The court found that the importance of an employee’s character of employment wasn’t as important as it used to be, as it created “implicit assumptions that certain types of employment required a longer notice than others where higher-paid executive roles tended to receive more generous treatment than more traditional working-class jobs.” However, it was still relevant because an employee who had more of a “custom” fit with the employer would likely need more time to find similar employment, the court said.

The court auto dealership sector was “relatively active” for employees with Flack’s combination of experience and track record, found the court, particularly since his income was tied to his performance and could be easily assessed by prospective employers.

The court also found that Flack’s nine months of service wasn’t a significant factor in the likelihood of finding another job, as his three previous positions were also of short duration — which was fairly common for the type of work and the industry.
This indicated “a fluid job market characterized by relatively frequent turnover,” the court said.

Whiteoak did not entice Flack away from a long-term employer, Flack wasn’t a high- level executive, and he was one of five people performing similar tasks, found the court. These all pointed to better job prospects in the short term and didn’t necessitate a longer notice period.

A dismissed employee’s advanced age helped his notice entitlement, but his lack of mitigation efforts hurt, a B.C. court found.

Advanced age can have advantages

As for Flack’s age of 61, the court found that advanced age wasn’t always a disadvantage that could warrant a longer notice period.
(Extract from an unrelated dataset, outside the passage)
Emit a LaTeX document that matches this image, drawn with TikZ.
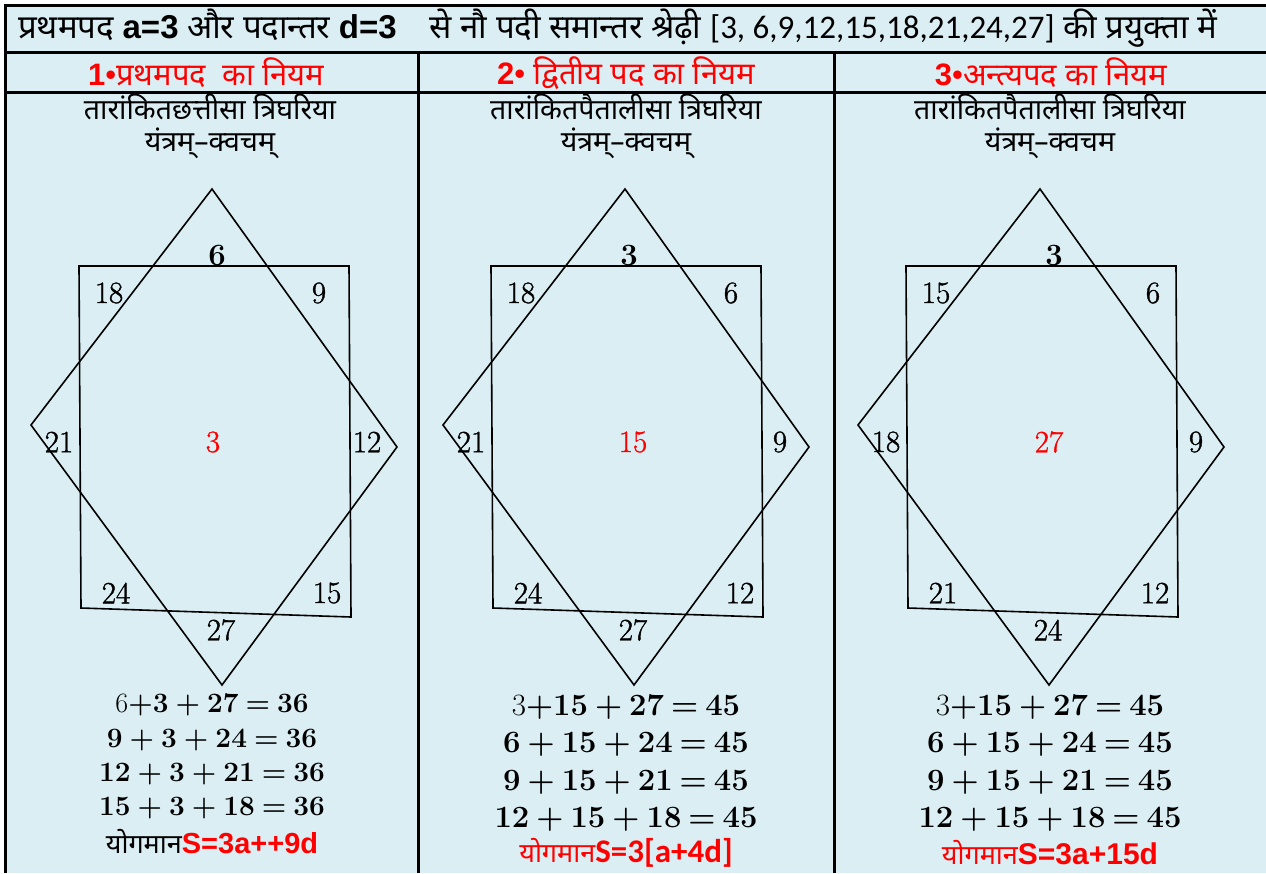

The evidence indicated that Flack’s experience and skills were an advantage that allowed him to move between multiple short-term jobs before he joined Whiteoak and would likely help him find another job before too long.

“Changes to mandatory retirement rules and the aging of the baby boom generation have also caused considerable social changes to the expectations of employers and employees alike: outside of the shrinking defined-benefit plan but non-union universe, the once automatic assumption of retirement at age 65 is at best a guideline with many remaining in the workforce for years after that age,” said the court.

Similarly, the nature of the industry provided “robust and open” market conditions for someone with Flack’s skills and experience, as evidenced by the fact that he immediately started looking for work and had two possibilities within the first couple of months. Even though the pandemic shut things down for a while, Flack found a job shortly after the initial lockdown lifted in June 2020. As a result, the availability of similar employment was not a factor in lengthening the notice period, the court said.

A 70-year-old B.C. worker was entitled to three months’ notice after three days of work because he wasn’t given a chance to improve before being fired.

Age ‘a neutral factor’ in decision

“[In this case], age was a neutral factor as he was in a busy industry where his maturity and experience outweighed any detriment from being 61,” says Allyson Lee.

Although COVID-19 affected Flack’s job search for at least a couple of months, the court determined that shouldn’t be a factor because it happened two months after Whiteoak terminated his employment. This isn’t surprising, as notice periods are determined based on the conditions at the time of termination, says Lee.

“When Flack was terminated, both employer and employee would have predicted a quick re-employment,” she says. “COVID-19 was an event subsequent to termination that neither could have foreseen.”

“It was therefore unfair if sympathy for Flack led to an extended notice period.”

The court determined that two months was an appropriate amount of reasonable notice and ordered Whiteoak and Flack to figure out the monetary value of that notice.

Employers should note two key elements from the court’s decision, says Lee.

“First, COVID-19 may not extend a notice period if the employee would have been quickly re-employed but for the pandemic. Second, particularly for short-service employees, advanced age and a high-earning position may not automatically increase the notice period.”

See Flack v. Whiteoak Ford Lincoln Sales Limited, 2021 ONSC 7176.